The trend is going to be that the price of carbon will go up, because the more seriousness there is in doing mitigation, the more the demand for emission-reduction investment will go up.
But if you stand back and ask yourself, "How can we tackle the challenge of climate change?" we need to continue to have the big countries, the big emitters [such as China and India] not only continue their mitigation efforts but accelerate. And we cannot just decide because we have seen it work for them, that we will pull the plug. It just does not make sense. We need the global community to encourage these countries to go forward, [but] not indefinitely. There is recognition that at some point they will need to rise to the same level as developed countries. But we are only at the beginning of these mitigation efforts. So we feel the mechanism needs to be available to everybody at least for another few years.
Some activists were disappointed with the tabling of deforestation policy in Copenhagen. How much has this affected REDD projects?

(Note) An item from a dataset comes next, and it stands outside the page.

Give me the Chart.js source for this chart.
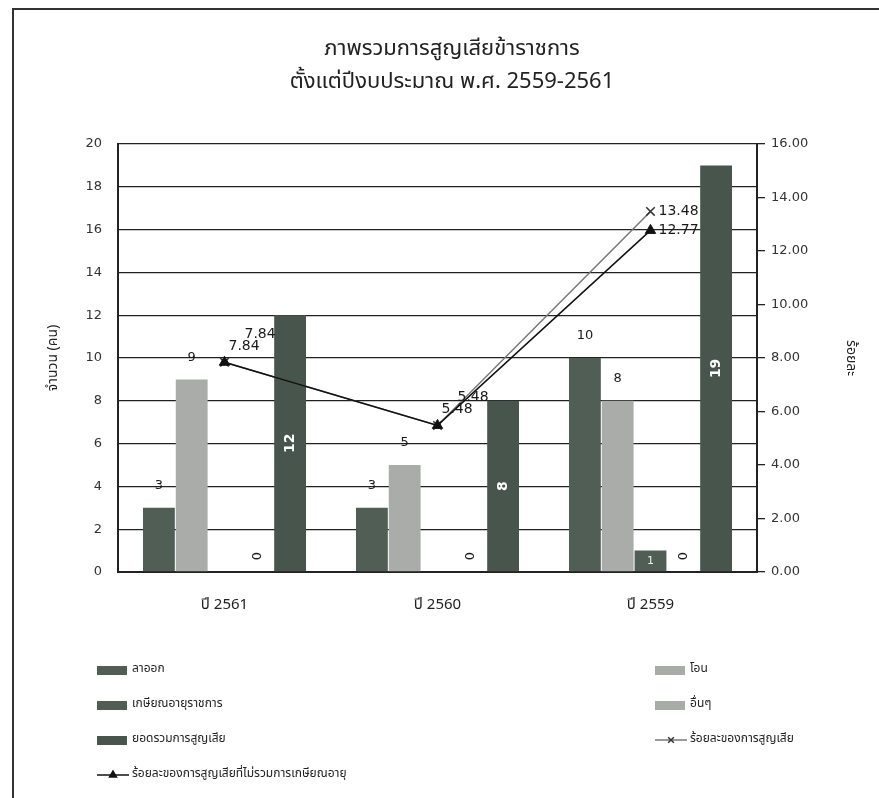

We are very encouraged by what Copenhagen did, and by the follow-up to Copenhagen that is taking place on REDD. The day you would tell me an environmental group is happy, then we must have a problem. They are there to push and push, and maybe their expectations were not realistic. We welcome very much their input and their push, we find it very constructive, but REDD will not appear in isolation. The text has been negotiated already to a very large extent, but it’s not going to be a stand-alone text. It will have to wait for all of the other pieces to fall into place. But the good thing is in the meantime, the countries are already getting ready.

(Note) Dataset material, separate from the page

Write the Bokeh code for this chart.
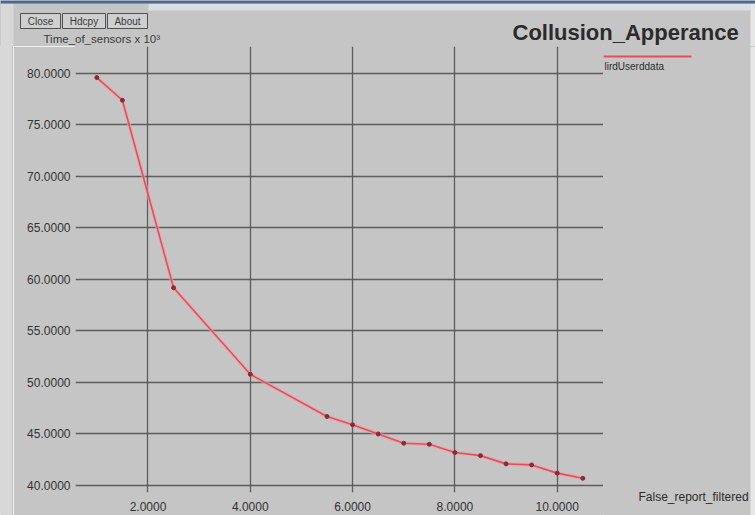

What do you think about the debate over whether the World Bank should be in charge of the proposed global green finance fund? Several developing countries said they would prefer to have a different organization, maybe one created out of the negotiations.
In the end, it’s very important to let the parties negotiate. We are aware of the criticisms that are voiced about the bank; we acknowledge that a lot of points of view are justified, and the bank as an institution is already responding to this criticism. There is a lot of discussion currently among the shareholders of the bank about the relative distribution, the voice to be given to its membership. So this is a debate that goes well beyond climate change. But because [climate change] is an area where finance is such a critical aspect of future action, the role of institutions like the World Bank is debated. It’s an encouraging trend that the developing countries want to have a bigger say, and we need to listen to how they want to conduct their affairs. The world is different from what it was sixty-five years ago when institutions like the World Bank were established. The world is changing, and we need to change. We are ready to help in whichever way the parties decide the bank should play a role. We believe there are services we can offer, but we will do so in response to demand from developing countries.

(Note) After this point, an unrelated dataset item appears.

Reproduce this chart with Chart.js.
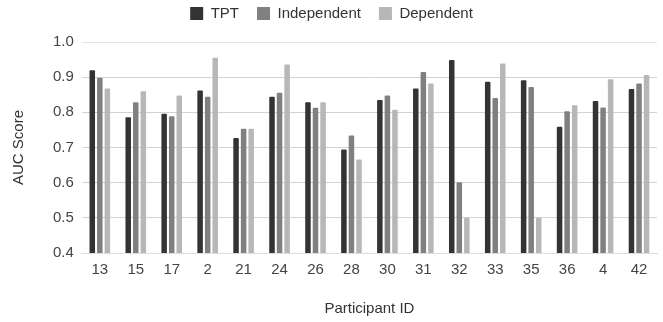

The United States is still debating a carbon market, and the climate bill’s future is unclear. How much of an impact would a U.S. market have on carbon finance?
Even before there is any legislation in place, the debate that is taking place in the United States is having already a positive influence on the current market mechanisms. Being users of the mechanism, we know that the U.S. mechanism can’t be vastly different from the existing ones. But if they [improve on some of the deficiencies in the current mechanisms], it provides an incentive for the existing ones to align themselves and get improved in the process. We do hope if there is a legislation adopted by the U.S., it will include some sort of cap-and-trade scheme, because we see it’s working well [and would] like to expand that. That will create a lot of demand for emissions- reducing projects in developing countries.